Yeah, a nationstate can easily spend 10 million a month for a propaganda bot farm and it will be a much larger share of a smaller pie. Companies too will have a field day. It already costs like £0.36 a month to run bots (less advanced bots are cheeper obv), with set up fees for older accounts (less likly to get banned, and new accounts can be restricted see reddit place events). i know account farms that run bots on reddit and sell them once they reach a year old for like £12 each. so its only doubling the price and more than doubling the effect.
Big A bots cost more money based on how easy it is to circumvent the anti bot systems. They need to be more and more complex to not get detected. If you can just pay a flat $1 to not get tracked it's just cheaper. And to musk a paying account is a paying account. But yes bots will go down because less users means less incentives to even pay for them.
I agree that with $1 twitter will reduce the number of bots, but certainly not as much as it will reduce the number of real users. If the ratio bots/users goes up on the end, what's the point? 🤷🏽♀️
@@tengilledid you also forget spacex sent 447 metric tons about 80% of all tonnage sent to space beating countries including USA’s and China’s government programs
idk i'm on threads and it's fine. it's not twitter in the glory days but it feels like it gets a little closer every week. they launched super early to capitalize on twitter's mess and it might have been a mistake because it wasn't really ready then and i'm not sure people will give it another shot.
I'm sorry atrioc but you are wrong about the blue checks. There are so many bots that ha e started following me that just joined the platform, have 0 posts, and have a blue check. It's a small number in comparison to overall users but it is substantial
The real issue is he rebranded it X, if you're gonna do something, do it correctly! Rebrand if XXX! We all knew it was a porn platform, but he basically made it official.

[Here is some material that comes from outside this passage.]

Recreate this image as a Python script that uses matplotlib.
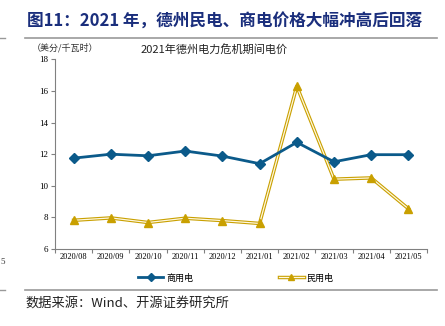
import matplotlib
matplotlib.use('Agg')
import matplotlib.pyplot as plt
import matplotlib.patheffects as pe
from matplotlib.lines import Line2D
import numpy as np

months = ['2020/08', '2020/09', '2020/10', '2020/11', '2020/12',
          '2021/01', '2021/02', '2021/03', '2021/04', '2021/05']
commercial = [11.75, 12.0, 11.9, 12.2, 11.88, 11.4, 12.75, 11.52, 11.97, 11.97]
residential = [7.82, 7.97, 7.68, 7.95, 7.8, 7.62, 16.3, 10.42, 10.5, 8.55]

blue = '#0b5a8a'
gold = '#c9a000'
cjk = ['Noto Sans CJK SC', 'DejaVu Sans']
serif = ['Liberation Serif', 'DejaVu Serif']
double = [pe.Stroke(linewidth=2.5, foreground=gold), pe.Stroke(linewidth=0.9, foreground='#fff8e0')]

fig = plt.figure(figsize=(4.45, 3.26), dpi=100)
ax = fig.add_axes([0.1236, 0.236, 0.836, 0.582])

x = np.arange(len(months))
ax.plot(x, commercial, color=blue, lw=2.0, marker='D', ms=4.8, zorder=3)
# double line for residential, markers drawn separately
ax.plot(x, residential, color='white', lw=0.9, zorder=2, path_effects=double)
ax.plot(x, residential, color=gold, lw=0, marker='^', ms=6, zorder=2.5)

ax.set_xlim(-0.5, len(months) - 0.5)
ax.set_ylim(6, 18)
ax.set_yticks(range(6, 19, 2))
ax.set_xticks(np.arange(-0.5, len(months), 1))
ax.set_xticklabels([])
ax.set_xticks(x, minor=True)
ax.set_xticklabels(months, minor=True, fontsize=6, family=serif)
ax.tick_params(axis='x', which='minor', length=0, pad=3)
ax.tick_params(axis='x', which='major', length=3, color='#808080')
ax.tick_params(axis='y', length=3, color='#808080', labelsize=6.5, pad=2)
for t in ax.get_yticklabels():
    t.set_family(serif)
for s in ['top', 'right']:
    ax.spines[s].set_visible(False)
ax.spines['left'].set_color('#808080')
ax.spines['bottom'].set_color('#808080')

# chart title and unit
fig.text(0.072, 0.853, '（美分/千瓦时）', fontsize=6.5, family=cjk, color='#333333', va='center')
fig.text(0.315, 0.848, '2021年德州电力危机期间电价', fontsize=8, family=cjk, color='#222222', va='center')

# legend
h1 = Line2D([], [], color=blue, lw=2.0, marker='D', ms=4)
h2a = Line2D([], [], color='white', lw=0.9, path_effects=double)
h2b = Line2D([], [], color=gold, lw=0, marker='^', ms=5)
leg = fig.legend([h1, (h2a, h2b)], ['商用电', '民用电'], loc='center', bbox_to_anchor=(0.53, 0.147), ncol=2,
                 frameon=False, prop={'family': cjk, 'size': 6.5}, columnspacing=9.5, handlelength=2.8, handletextpad=0.3)

# header title and rules
fig.text(0.06, 0.935, '图11：2021 年，德州民电、商电价格大幅冲高后回落', fontsize=12, fontweight='bold',
         family=cjk, color='#1a2e7c', va='center')
fig.add_artist(Line2D([0.056, 0.982], [0.883, 0.883], color='#999999', lw=1.2))
fig.add_artist(Line2D([0.056, 0.982], [0.11, 0.11], color='#999999', lw=1.2))
fig.add_artist(Line2D([0.0, 0.012], [0.883, 0.883], color='#999999', lw=1.0))
fig.add_artist(Line2D([0.0, 0.012], [0.11, 0.11], color='#999999', lw=1.0))
fig.text(0.0, 0.196, '5', fontsize=6.5, family=serif, color='#333333', va='center')

fig.text(0.058, 0.07, '数据来源：Wind、开源证券研究所', fontsize=9.5, family=cjk, color='#222222', va='center')

fig.savefig('out.png', dpi=100)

Sure Bots will go down, they will NOT be eliminated though, and you'd be stupid to believe that charging a dollar would eliminate them. But the reality is that charging for it, will also reduce the total users, which will in turn reduce the add revenue, which can ONLY hurt the Business. It would most likely be Twitter-suicide to charge for a service loaded with adds, that has other issues people don't really like. But it would be interesting to see, and as someone who thinks twitter does way more harm than good, I'd be completely okay with it. Although people would just go somewhere else to spread their hate, and have a space to endlessly complain. At this point it's just modern form human nature.